SONIA (Sterling Overnight Index Average)
SONIA, which stands for the Sterling Overnight Index Average, is one of the most important numbers in the UK's financial world. Think of it as the pulse of the UK's short-term lending market. In simple terms, SONIA is the average interest rate that banks pay to borrow sterling (GBP) from other financial institutions on an overnight basis, without posting any collateral. Administered and published by the Bank of England, it serves as a critical benchmark for a vast array of financial products, from corporate loans to complex derivatives. Its introduction marked a seismic shift in finance, as it was designed to replace the scandal-plagued LIBOR (London Interbank Offered Rate). Unlike its predecessor, which was based on banks' estimates, SONIA is calculated using data from actual transactions. This makes it a far more robust, transparent, and reliable measure of the true cost of overnight borrowing, providing a much sturdier foundation for the financial system.
How It Actually Works
The beauty of SONIA lies in its simplicity and transparency. Here’s a peek under the hood:
- Data Collection: Every business day, the Bank of England gathers data on all eligible overnight, unsecured sterling loans and deposits from a wide range of financial institutions active in the UK market.
- The Magic Formula: It then calculates a volume-weighted average rate. This is a fancy way of saying that larger transactions have a bigger influence on the final rate than smaller ones, giving a more accurate picture of the market's centre of gravity.
- Looking Backwards: The SONIA rate for any given day is published at 9 a.m. the following business day. This is a key feature: SONIA is “backward-looking,” meaning it tells you what the average rate was, based on concrete past events. This is a stark contrast to the old forward-looking LIBOR, which was an estimate of future borrowing costs.
Why Should a Value Investor Care?
While value investors are famous for focusing on individual companies (the “micro”), ignoring the wider financial environment (the “macro”) can be a costly mistake. SONIA is a macro indicator with very real micro consequences.
Impact on Company Health
SONIA is the bedrock upon which many other interest rates are built. When you see news that SONIA is rising, it means the fundamental cost of borrowing in the UK is going up. This has a direct knock-on effect for companies you might be analysing:
- Squeezing Profits: For companies with significant UK debt, especially variable-rate debt tied to SONIA, rising rates mean higher interest payments. This directly eats into a company's profit margins and reduces the cash available for growth, dividends, or share buybacks.

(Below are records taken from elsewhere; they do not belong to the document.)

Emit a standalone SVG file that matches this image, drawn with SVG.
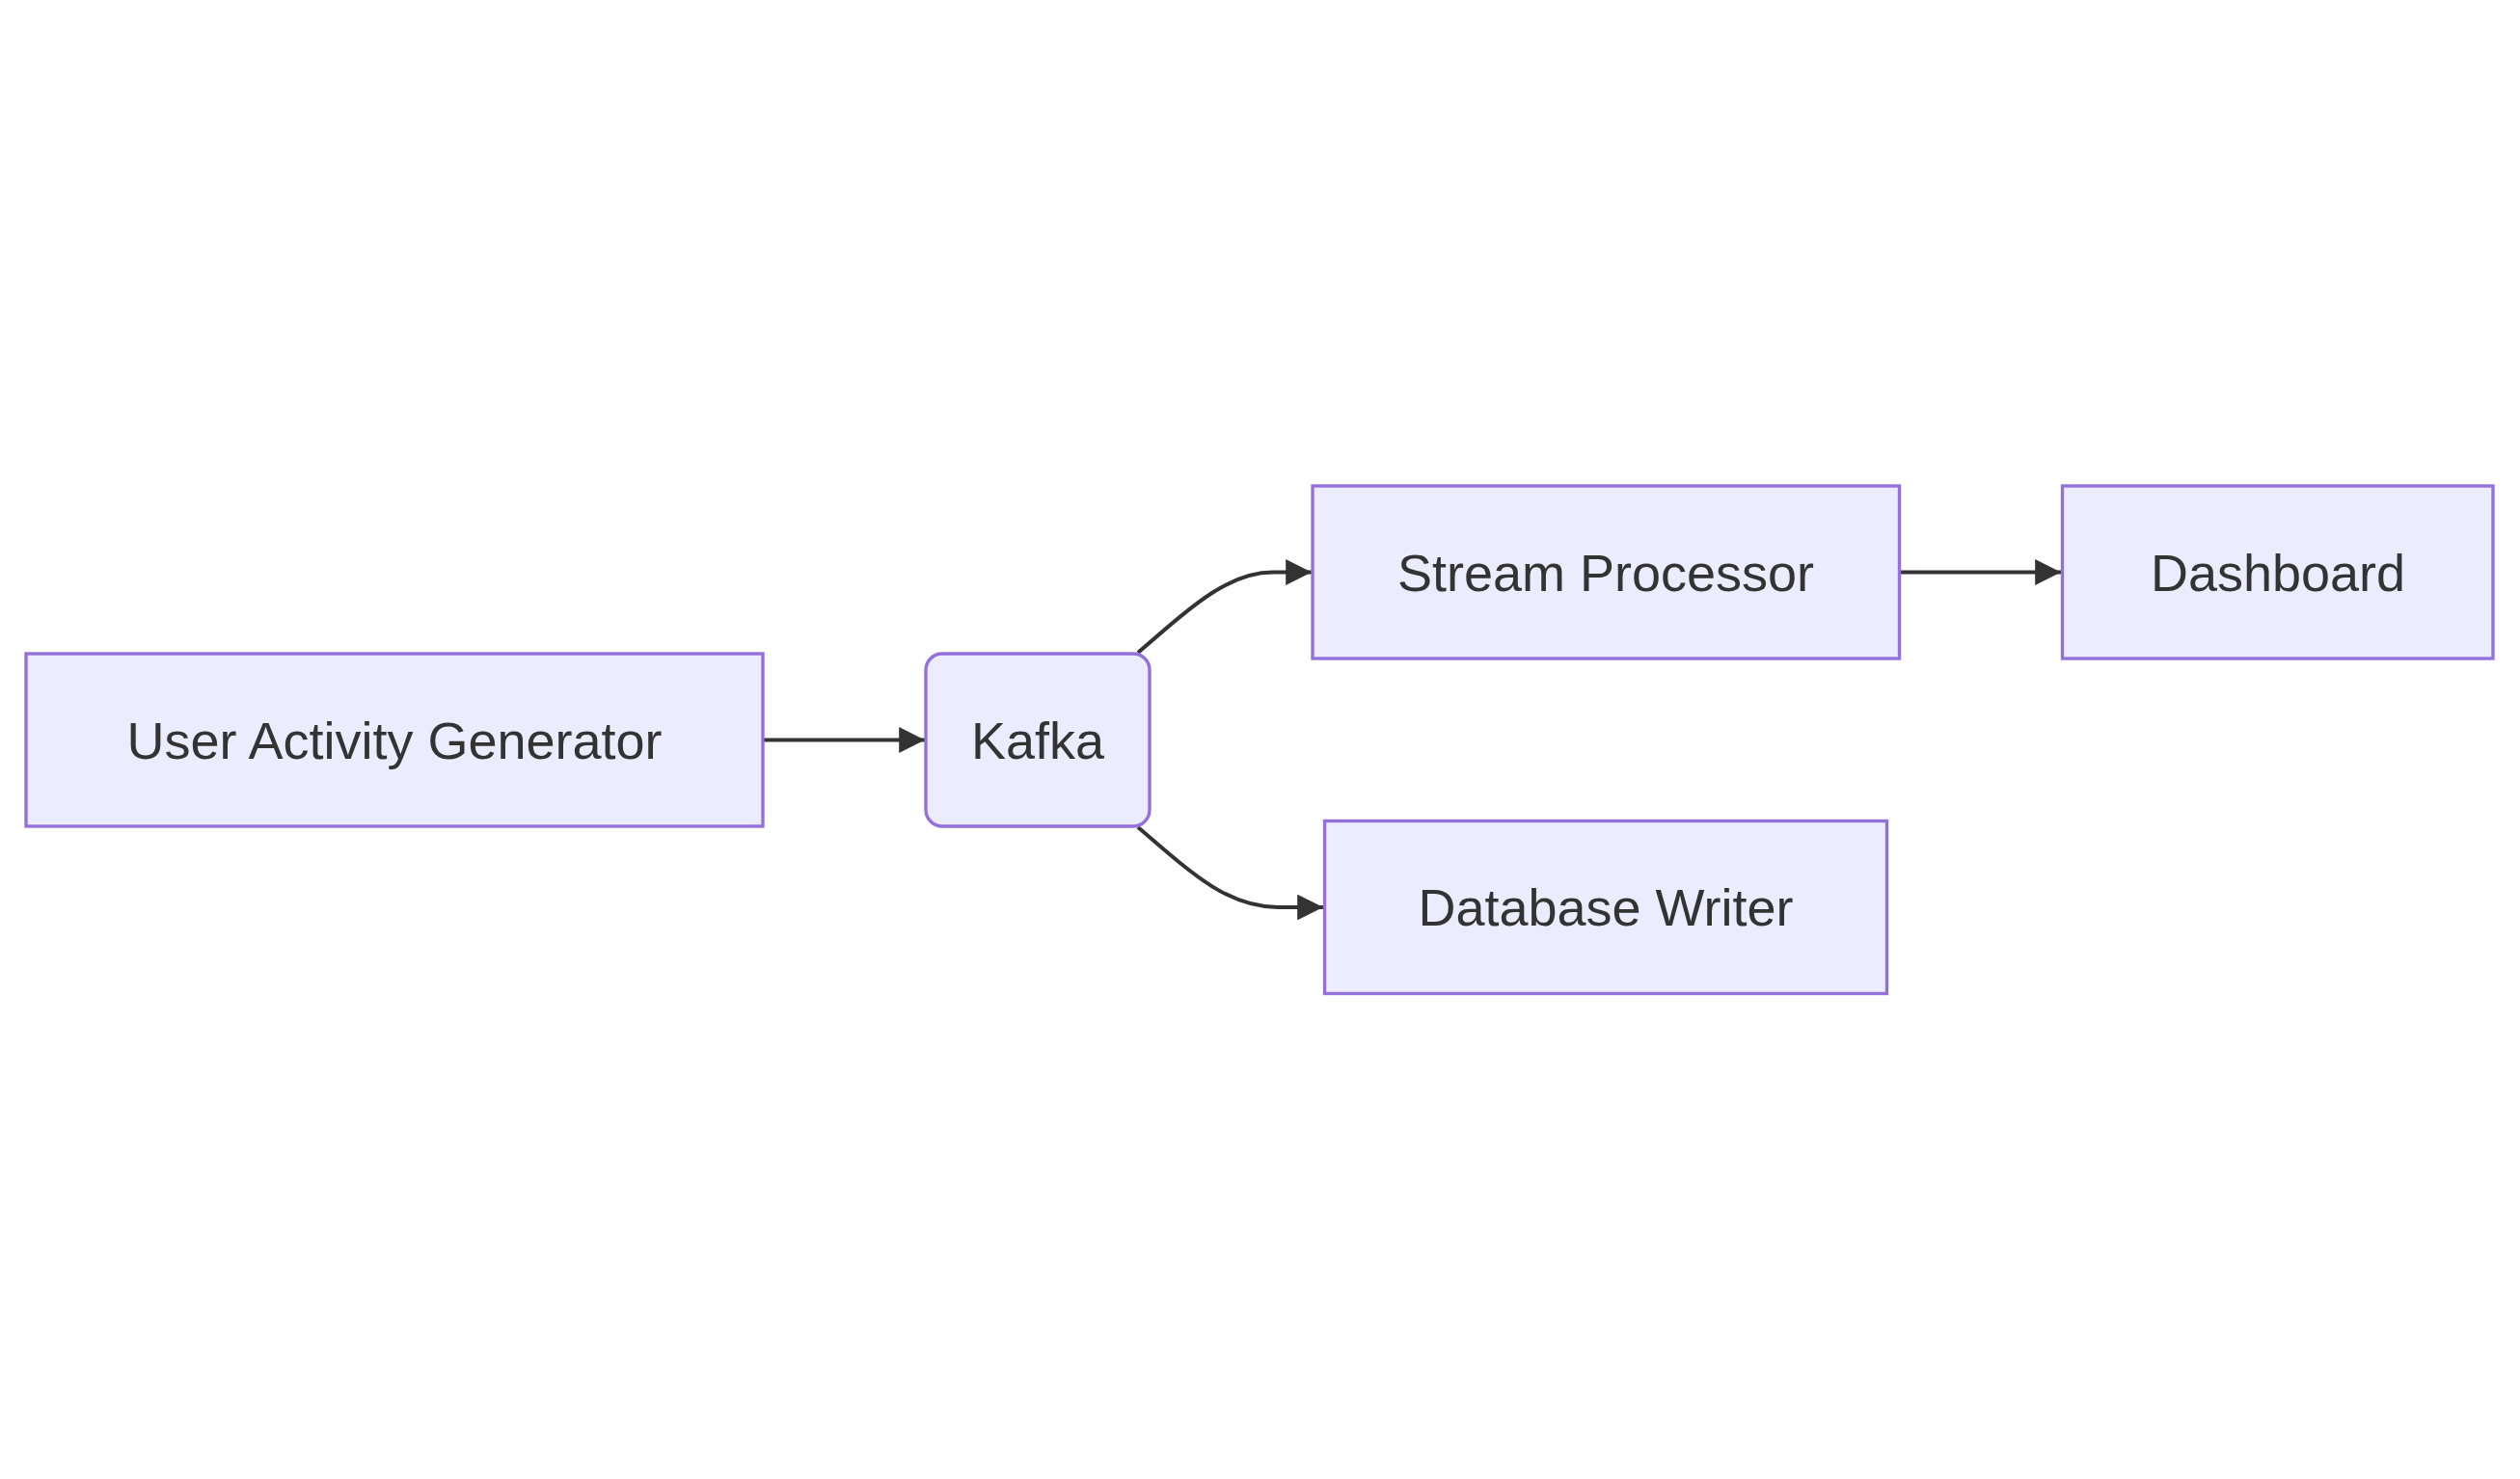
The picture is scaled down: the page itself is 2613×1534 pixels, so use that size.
<svg xmlns="http://www.w3.org/2000/svg" width="2613" height="1534" viewBox="0 0 2613 1534">
<style>
.node rect{fill:#ECECFF;stroke:#9370DB;stroke-width:3.35}
.node text{font-family:"Liberation Sans",Arial,sans-serif;font-size:54px;fill:#333333;text-anchor:middle}
.edge{fill:none;stroke:#333333;stroke-width:4}
</style>
<defs>
<marker id="arrow" viewBox="0 0 10 10" refX="10" refY="5" markerUnits="userSpaceOnUse" markerWidth="26.8" markerHeight="26.8" orient="auto">
<path d="M0,0 L10,5 L0,10 z" fill="#333333"/>
</marker>
</defs>
<rect width="2613" height="1534" fill="#ffffff"/>
<g id="edges">
<path class="edge" d="M791,767.5 L959,767.5" marker-end="url(#arrow)"/>
<path class="edge" d="M1180,677 C1240,625 1275,593.5 1320,593.5 L1360,593.5" marker-end="url(#arrow)"/>
<path class="edge" d="M1180,858 C1240,910 1275,941 1325,941 L1372,941" marker-end="url(#arrow)"/>
<path class="edge" d="M1969.5,593.5 L2137,593.5" marker-end="url(#arrow)"/>
</g>
<g id="node-user" class="node">
<rect x="27" y="678" width="764" height="179"/>
<text x="409" y="786.5">User Activity Generator</text>
</g>
<g id="node-kafka" class="node">
<rect x="960" y="678" width="232" height="179" rx="17" ry="17"/>
<text x="1076" y="786.5">Kafka</text>
</g>
<g id="node-stream" class="node">
<rect x="1361" y="504" width="608.5" height="179"/>
<text x="1665" y="612.5">Stream Processor</text>
</g>
<g id="node-dashboard" class="node">
<rect x="2138.5" y="504" width="446.5" height="179"/>
<text x="2362" y="612.5">Dashboard</text>
</g>
<g id="node-db" class="node">
<rect x="1373.5" y="851.5" width="583" height="179"/>
<text x="1665" y="960">Database Writer</text>
</g>
</svg>
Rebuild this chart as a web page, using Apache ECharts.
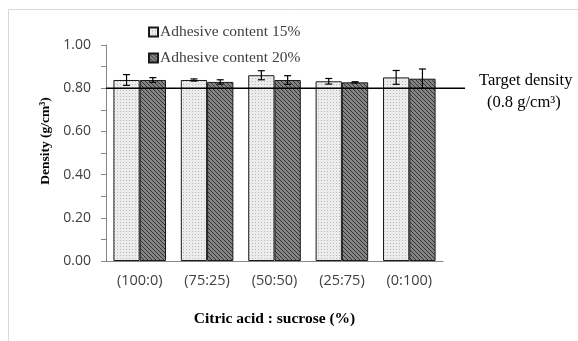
<!DOCTYPE html>
<html><head><meta charset="utf-8">
<script src="https://cdn.jsdelivr.net/npm/echarts@6/dist/echarts.min.js"></script>
<style>html,body{margin:0;padding:0;background:#fff}#c{width:578px;height:341px}</style>
</head><body><div id="c"></div>
<script>
const categories = ['(100:0)', '(75:25)', '(50:50)', '(25:75)', '(0:100)'];
const seriesNames = ['Adhesive content 15%', 'Adhesive content 20%'];
const density15 = [0.838, 0.838, 0.860, 0.832, 0.850];
const density20 = [0.838, 0.829, 0.838, 0.827, 0.844];
const err15 = [0.025, 0.005, 0.021, 0.013, 0.032];
const err20 = [0.011, 0.010, 0.020, 0.003, 0.045];
const targetDensity = 0.8;
const yTicks = [0, 0.2, 0.4, 0.6, 0.8, 1.0];

function makePattern(kind) {
  const c = document.createElement('canvas');
  const s = kind === 'dots' ? 3 : 4;
  c.width = s; c.height = s;
  const g = c.getContext('2d');
  if (kind === 'dots') {
    g.fillStyle = '#ececec'; g.fillRect(0, 0, s, s);
    g.fillStyle = '#b8b8b8'; g.fillRect(0, 0, 1, 1);
  } else {
    g.fillStyle = '#858585'; g.fillRect(0, 0, s, s);
    g.fillStyle = '#333';
    for (let i = 0; i < s; i++) g.fillRect(i, i, 1, 1);
  }
  return c;
}
const pat15 = { image: makePattern('dots'), repeat: 'repeat' };
const pat20 = { image: makePattern('hatch'), repeat: 'repeat' };

function errData(vals, errs) { return vals.map((v, i) => [i, v - errs[i], v + errs[i]]); }
function errRender(offset) {
  return function (params, api) {
    const i = api.value(0);
    const lo = api.coord([i, api.value(1)]);
    const hi = api.coord([i, api.value(2)]);
    const bw = api.size([1, 0])[0] * 0.78 / 2;
    const x = lo[0] + offset * bw / 2;
    const cap = 3.5;
    const st = { stroke: '#000', lineWidth: 1.2 };
    return { type: 'group', children: [
      { type: 'line', shape: { x1: x, y1: lo[1], x2: x, y2: hi[1] }, style: st },
      { type: 'line', shape: { x1: x - cap, y1: lo[1], x2: x + cap, y2: lo[1] }, style: st },
      { type: 'line', shape: { x1: x - cap, y1: hi[1], x2: x + cap, y2: hi[1] }, style: st }
    ]};
  };
}

const chart = echarts.init(document.getElementById('c'), null, { renderer: 'canvas' });
chart.setOption({
  animation: false,
  backgroundColor: '#fff',
  graphic: [
    { type: 'polyline', shape: { points: [[8.5, 345], [8.5, 9.5], [580, 9.5]] }, style: { stroke: '#d9d9d9', fill: null, lineWidth: 1 }, silent: true },
    { type: 'text', left: 479, top: 72, style: { text: 'Target density', font: '16.5px "Liberation Serif"', fill: '#000' } },
    { type: 'text', left: 487, top: 94, style: { text: '(0.8 g/cm³)', font: '16.5px "Liberation Serif"', fill: '#000' } }
  ],
  legend: {
    orient: 'vertical', left: 143, top: 19, itemGap: 10, itemWidth: 9, itemHeight: 9,
    icon: 'rect', data: seriesNames,
    textStyle: { fontFamily: 'Liberation Serif', fontSize: 15.5, color: '#404040', padding: [0, 0, 0, -3] }
  },
  grid: { left: 106, right: 135, top: 45, bottom: 80 },
  xAxis: {
    type: 'category', data: categories,
    axisLine: { lineStyle: { color: '#868686', width: 1 } },
    axisTick: { show: false },
    axisLabel: { fontFamily: 'Open Sans', fontSize: 14.5, color: '#404040', margin: 12 },
    name: 'Citric acid : sucrose (%)', nameLocation: 'middle', nameGap: 50,
    nameTextStyle: { fontFamily: 'Liberation Serif', fontWeight: 'bold', fontSize: 15.5, color: '#000' }
  },
  yAxis: {
    type: 'value', min: 0, max: 1, interval: 0.2,
    axisLine: { show: true, lineStyle: { color: '#868686' } },
    axisTick: { show: true, length: 5, lineStyle: { color: '#868686' } },
    minorTick: { show: true, splitNumber: 2, length: 5, lineStyle: { color: '#868686' } },
    splitLine: { show: false },
    axisLabel: { fontFamily: 'Open Sans', fontSize: 14, color: '#404040', margin: 15, formatter: v => v.toFixed(2) },
    name: 'Density (g/cm³)', nameLocation: 'middle', nameGap: 43, nameRotate: 90,
    nameTextStyle: { fontFamily: 'Liberation Serif', fontWeight: 'bold', fontSize: 13.5, color: '#000', padding: [0, 0, 0, 24] }
  },
  series: [
    { name: seriesNames[0], type: 'bar', data: density15, barGap: '0%', barCategoryGap: '22%',
      itemStyle: { color: pat15, borderColor: '#1a1a1a', borderWidth: 1 } },
    { name: seriesNames[1], type: 'bar', data: density20,
      itemStyle: { color: pat20, borderColor: '#1a1a1a', borderWidth: 1 } },
    { type: 'custom', data: errData(density15, err15), renderItem: errRender(-1), z: 5, silent: true },
    { type: 'custom', data: errData(density20, err20), renderItem: errRender(1), z: 5, silent: true },
    { type: 'custom', data: [[0, targetDensity]], z: 6, silent: true,
      renderItem: function (params, api) {
        const cs = params.coordSys;
        const p = api.coord([0, api.value(1)]);
        return { type: 'line', shape: { x1: cs.x, y1: p[1], x2: cs.x + cs.width + 22, y2: p[1] },
          style: { stroke: '#000', lineWidth: 1.6 } };
      } }
  ]
});
</script></body></html>
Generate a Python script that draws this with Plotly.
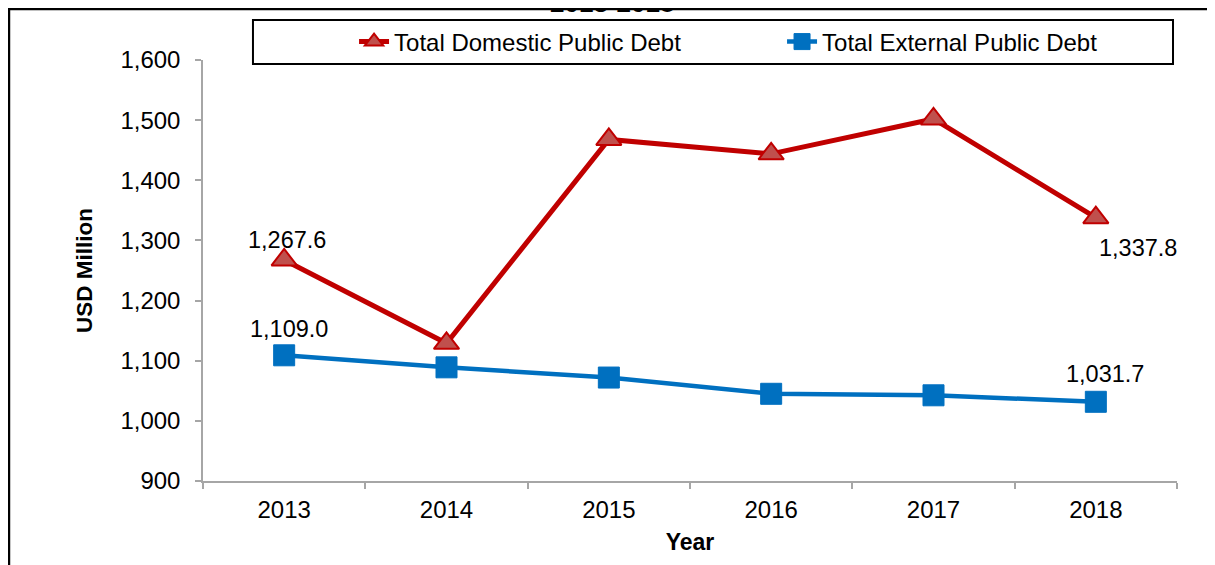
import plotly.graph_objects as go

years = ['2013', '2014', '2015', '2016', '2017', '2018']
domestic_debt = [1267.6, 1129.0, 1468.0, 1444.0, 1502.0, 1337.8]
external_debt = [1109.0, 1089.0, 1072.0, 1045.0, 1042.5, 1031.7]

y_ticks = [900, 1000, 1100, 1200, 1300, 1400, 1500, 1600]

font = 'Liberation Sans, Arial, sans-serif'
axis_grey = '#A6A6A6'

fig = go.Figure()

fig.add_trace(go.Scatter(
    x=years, y=domestic_debt, mode='lines+markers', name='Total Domestic Public Debt',
    line=dict(color='#C00000', width=5),
    marker=dict(symbol='triangle-up', size=22, color='#C0504D', line=dict(color='#C00000', width=2)),
))
fig.add_trace(go.Scatter(
    x=years, y=external_debt, mode='lines+markers', name='Total External Public Debt',
    line=dict(color='#0070C0', width=4.5),
    marker=dict(symbol='square', size=21, color='#0070C0', line=dict(color='#0070C0', width=1)),
))

# data labels on first and last points (category index used for x)
first, last = 0, len(years) - 1
labels = [
    (first, domestic_debt[first], 3, 20),
    (last, domestic_debt[last], 42, -30),
    (first, external_debt[first], 5, 26),
    (last, external_debt[last], 9, 28),
]
for x, y, dx, dy in labels:
    fig.add_annotation(x=x, y=y, text=f'{y:,.1f}', showarrow=False,
                       xshift=dx, yshift=dy, font=dict(size=23.5, color='black', family=font))

# chart title, cut off at the top of the picture
fig.add_annotation(xref='paper', yref='paper', x=0.42, y=1.135, text='<b>2013-2018</b>',
                   showarrow=False, yanchor='middle', font=dict(size=26, color='black', family=font))

# outer frame and legend box
fig.add_shape(type='rect', xref='paper', yref='paper', x0=-0.1992, x1=1.2, y0=-0.4, y1=1.1211,
              line=dict(color='black', width=2.5), layer='below')
fig.add_shape(type='rect', xref='paper', yref='paper', x0=0.0513, x1=0.9959, y0=0.9905, y1=1.095,
              line=dict(color='black', width=2))

fig.update_layout(
    width=1215, height=565,
    margin=dict(l=195, r=46, t=52, b=92, autoexpand=False),
    paper_bgcolor='white', plot_bgcolor='white',
    font=dict(family=font, size=24, color='black'),
    showlegend=True,
    legend=dict(orientation='h', x=0.5945, xanchor='center', y=1.0428, yanchor='middle',
                bgcolor='rgba(0,0,0,0)', borderwidth=0, font=dict(size=24),
                entrywidth=383, entrywidthmode='pixels'),
    xaxis=dict(
        title=dict(text='<b>Year</b>', font=dict(size=23), standoff=12),
        type='category', range=[-0.5, 5.5], automargin=False,
        showline=True, linecolor=axis_grey, linewidth=1.5,
        ticks='outside', tickson='boundaries', ticklen=6, tickcolor=axis_grey, tickwidth=1.5,
        ticklabelstandoff=6, showgrid=False, zeroline=False,
    ),
    yaxis=dict(
        title=dict(text='<b>USD Million</b>', font=dict(size=22.5), standoff=22),
        range=[900, 1600], tickvals=y_ticks, tickformat=',', automargin=False,
        showline=True, linecolor=axis_grey, linewidth=1.5,
        ticks='outside', ticklen=6, tickcolor=axis_grey, tickwidth=1.5,
        ticklabelstandoff=10, showgrid=False, zeroline=False,
    ),
)

fig.write_html('out.html')
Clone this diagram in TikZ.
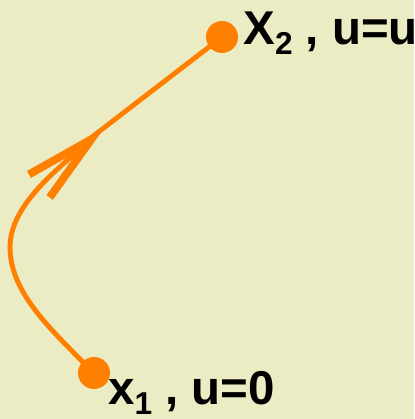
\documentclass[tikz,border=0pt]{standalone}
\usepackage{fontspec}
\setmainfont{Liberation Sans}
\usetikzlibrary{arrows.meta}
\definecolor{paper}{RGB}{236,236,196}
\definecolor{trace}{RGB}{255,128,0}
\newcommand{\lowidx}[1]{\raisebox{-5.5pt}{\fontsize{18}{18}\selectfont #1}}
\begin{document}
\begin{tikzpicture}[
  dot/.style={circle, fill=trace, inner sep=0pt, minimum size=0.64cm},
  curve/.style={draw=trace, line width=2.8pt},
  lbl/.style={anchor=base west, inner sep=0pt, font=\fontsize{27}{30}\selectfont\bfseries}]
\fill[paper] (0,0) rectangle (8.28,8.38);
\clip (0,0) rectangle (8.28,8.38);
\node[dot] (p1) at (1.88,0.92) {};
\node[dot] (p2) at (4.44,7.64) {};
\coordinate (bend) at (0.20,3.44);
\coordinate (mid) at (2.10,5.84);
\draw[curve] (p1.center) .. controls (0.98,1.82) and (0.20,2.54) .. (bend);
\draw[curve, -{Straight Barb[length=1.4cm, width=0.62cm, line width'=4.5pt]}]
  (bend) .. controls (0.20,4.30) and (1.22,5.05) .. (mid);
\draw[curve, shorten <=-9pt] (mid) -- (p2.center);
\node[lbl] (t2) at (4.86,7.48) {X\lowidx{2} , u=u};
\node[lbl] (t1) at (2.16,0.28) {x\lowidx{1} , u=0};
\end{tikzpicture}
\end{document}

- The Debt Test: When analysing a company's balance sheet, a value investor must stress-test its ability to service its debt. Understanding SONIA allows you to ask crucial questions: If SONIA were to double, could this company still comfortably cover its interest payments? A company that is highly sensitive to SONIA's movements carries a higher level of risk.
Valuing Financial Instruments
Many companies, especially banks and insurers, hold vast portfolios of financial instruments like floating-rate notes and derivatives whose value is directly tied to SONIA. Changes in this benchmark can therefore have a significant impact on their reported earnings and book value.
Your Cash on the Sidelines
For a value investor, cash is a strategic position, not a lazy one. It’s the ammunition you keep dry while waiting for the perfect investment opportunity. The interest you earn on that cash is influenced by the baseline rates set by the central bank, with SONIA acting as a key transmission mechanism. A higher SONIA environment generally means a better (though perhaps still modest!) return on your cash, slightly reducing the “opportunity cost” of waiting for a bargain.
SONIA vs. LIBOR: The Big Switch
To truly appreciate SONIA, it helps to remember the flawed system it replaced.
The Problem with LIBOR
LIBOR was the king of benchmarks for decades, but it had a fatal flaw: it was based on a survey. A small panel of banks would submit an estimate of what they thought their borrowing costs would be. This created two huge problems:
- Manipulation: The system was ripe for abuse. During the infamous LIBOR scandal, it was revealed that traders at major banks were colluding to manipulate the rate to benefit their own trading positions.
- Lack of Data: After the 2008 financial crisis, the market for unsecured interbank lending, which LIBOR was meant to reflect, largely dried up. The rate became a guess based on a market that barely existed.
Why SONIA is Better
SONIA was chosen as the replacement because it fixes LIBOR's fundamental flaws:
- Based on Reality: It is calculated from an active, liquid market of real, observable transactions. It's a fact, not an opinion, making it exceptionally difficult to manipulate.
- A Truer “Risk-Free” Rate: Because SONIA is an overnight rate, it contains minimal credit risk. LIBOR, which was quoted for various future periods (e.g., 3 months), implicitly included a risk premium for lending to a bank over that longer term. SONIA's “cleaner” nature makes it a more suitable building block for pricing risk into other financial products.